Je regarde ma fille qui a grandi au Québec et je sens qu’il y a une expérience de la vie qui lui échappe. Je veux parler de ce que nous enseigne la vie au contact de toutes ces femmes d’expérience. Il lui manque le témoignage de ce vécu. Par ailleurs, elle n’a pas cette expérience de grandir dans une société du manque. On a souvent l’impression que nos enfants ont trop reçu et qu’il y a une philosophie de la vie qu’ils ont du mal à comprendre à cause de cela. Ils acceptent difficilement une certaine réalité. Tout pour eux semble mécanique. Tout doit marcher comme ils le veulent, comme une machine, alors que la vie n’est pas ainsi faite. Seule l’expérience permet d’acquérir une philosophie plus ouverte. Moi, toute jeune déjà, j’ai été mise au contact du dur combat des femmes, j’ai été témoin de l’âpreté de la vie envers elles. Cela m’amène à accepter plus facilement certains aspects pénibles de l’existence. Souvent, je parle à ma fille de ma tante, de ma mère, des combats qu’elles ont menés. Pour moi, il s’agit d’une forme de transmission. Et c’est ce qu’elles font, sans le savoir parfois, ces femmes âgées.
C. B. : Les personnages de femmes sont forts, dans vos romans. Vous utilisez souvent le terme guerrières.

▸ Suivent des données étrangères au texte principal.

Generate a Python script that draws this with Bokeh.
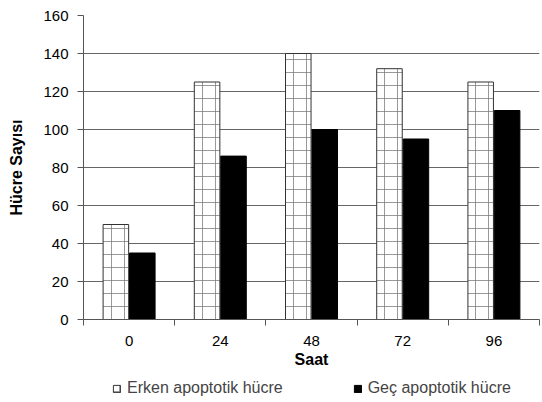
from bokeh.plotting import figure
from bokeh.layouts import column
from bokeh.models import FixedTicker, Legend, LegendItem, Range1d
from bokeh.embed import file_html
from bokeh.resources import INLINE

# Cell counts per time point
saat = ["0", "24", "48", "72", "96"]
erken = [50, 125, 140, 132, 125]
gec = [35, 86, 100, 95, 110]
series_names = ["Erken apoptotik hücre", "Geç apoptotik hücre"]

FONT = "Liberation Sans"
bar_w = 0.28
off = 0.145

centers = [i + 0.5 for i in range(len(saat))]
x_erken = [c - off for c in centers]
x_gec = [c + off for c in centers]

erken_style = dict(fill_color="white", line_color="#333333", line_width=1,
                   hatch_pattern="+", hatch_scale=13, hatch_color="#777777",
                   hatch_weight=1, hatch_alpha=0.75)
gec_style = dict(fill_color="black", line_color="black")

p = figure(width=542, height=372, output_backend="svg", toolbar_location=None,
           x_range=Range1d(0, len(saat)), y_range=Range1d(0, 160),
           min_border_left=83, min_border_right=3, min_border_top=15,
           min_border_bottom=53)
p.outline_line_color = None
p.background_fill_color = "white"

p.vbar(x=x_erken, top=erken, width=bar_w, **erken_style)
p.vbar(x=x_gec, top=gec, width=bar_w, **gec_style)

# x axis: labels at category centres, tick marks at category boundaries
p.xaxis.ticker = FixedTicker(ticks=centers, minor_ticks=list(range(len(saat) + 1)))
p.xaxis.major_label_overrides = {c: s for c, s in zip(centers, saat)}
p.xaxis.major_tick_line_color = None
p.xaxis.major_tick_in = 0
p.xaxis.major_tick_out = 6
p.xaxis.minor_tick_in = 0
p.xaxis.minor_tick_out = 6
p.xaxis.minor_tick_line_color = "#555555"
p.xaxis.axis_line_color = "#555555"
p.xaxis.axis_label = "Saat"

p.yaxis.ticker = FixedTicker(ticks=list(range(0, 161, 20)))
p.yaxis.minor_tick_line_color = None
p.yaxis.major_tick_in = 0
p.yaxis.major_tick_out = 6
p.yaxis.major_tick_line_color = "#555555"
p.yaxis.axis_line_color = "#555555"
p.yaxis.axis_label = "Hücre Sayısı"

for ax in (p.xaxis[0], p.yaxis[0]):
    ax.major_label_text_font = FONT
    ax.major_label_text_font_size = "15px"
    ax.major_label_text_color = "black"
    ax.axis_label_text_font = FONT
    ax.axis_label_text_font_size = "16px"
    ax.axis_label_text_font_style = "bold"
    ax.axis_label_text_color = "black"
p.xaxis.major_label_standoff = 10
p.xaxis.axis_label_standoff = 2
p.yaxis.major_label_standoff = 9
p.yaxis.axis_label_standoff = 15

p.xgrid.grid_line_color = None
p.ygrid.grid_line_color = "#666666"
p.ygrid.grid_line_width = 1

# Legend strip underneath the chart; its key renderers sit outside the view
leg = figure(width=542, height=30, output_backend="svg", toolbar_location=None,
             x_axis_type=None, y_axis_type=None, min_border=0,
             x_range=Range1d(0, len(saat)), y_range=Range1d(500, 501))
leg.outline_line_color = None
leg.xgrid.grid_line_color = None
leg.ygrid.grid_line_color = None
k1 = leg.vbar(x=x_erken, top=erken, width=bar_w, **erken_style)
k2 = leg.vbar(x=x_gec, top=gec, width=bar_w, **gec_style)

legend = Legend(items=[LegendItem(label=series_names[0], renderers=[k1]),
                       LegendItem(label=series_names[1], renderers=[k2])],
                orientation="horizontal", location=(29, 5),
                spacing=70, padding=0, margin=0,
                glyph_width=9, glyph_height=9, label_standoff=6,
                label_text_font=FONT, label_text_font_size="16px",
                border_line_color=None, background_fill_alpha=0)
leg.add_layout(legend, "center")

layout = column(p, leg, spacing=0)
open("out.html", "w").write(file_html(layout, INLINE))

M.-C. A. : Je considère que le monde dans lequel nous vivons, de par les inégalités et la manière dont il tourne, est un monde dans lequel on livre la guerre à une catégorie de personnes. Pour moi, l’écriture ne se dissocie pas du monde dans lequel je vis. Par exemple, dans l’histoire d’Emma, j’ai utilisé la question de l’esclavage. C’est un procédé que j’emploie pour jeter un éclairage sur le monde d’aujourd’hui. Même s’il peut paraître fort d’employer le terme de « guerre », il faut bien admettre qu’on est obligé de se battre et d’être fort. Dans ma vie à moi, j’ai l’impression de toujours mener une guerre pour pouvoir agir et rester debout. Les femmes québécoises ont mené bien des guerres, aussi. J’ai travaillé sur une recherche, justement la recherche qui a donné lieu à La dot de Sara. J’étais vraiment très touchée de lire les récits de vie des Québécoises âgées. Il s’agit de femmes qui, à l’époque où on les interviewait, avaient 70 ans, 75 ans. Ce sont des guerrières, à leur manière. Quand on sait d’où est parti le Québec, on constate que les femmes ont dû se battre : la quantité d’enfants qu’il leur fallait élever, le devoir d’être soumises au clergé et d’obéir, parfois, à des hommes qui buvaient ; elle n’avaient d’autre choix que de travailler fort. On n’a qu’à lire, par exemple, Gabrielle Roy, et on le comprend, ces femmes ont été des guerrières.
C. B. : Pourquoi Emma est-elle la seule survivante de quintuplées ?
M.-C. A. : Je trouvais que c’était une image forte dans le sens où ce que je voulais mettre en scène, c’était qu’elles avaient beau être cinq, cinq femmes, il n’y a que celle-là qui ait survécu. Il y a une phrase où elle dit qu’elle criait pour toutes les cinq. L’image des quintuplées est liée au sens que je veux donner au cri, à la place des femmes, au rôle des femmes et au silence qui les entoure. Ce livre tourne surtout autour du silence. Emma crie dès sa naissance, mais personne ne l’entend. Elle dit : « je voudrais crier pour que les montagnes s’écroulent ». Ce qui est présent, c’est toujours le cri. Ce qui est dénoncé, c’est la voix que l’on s’obstine à faire taire.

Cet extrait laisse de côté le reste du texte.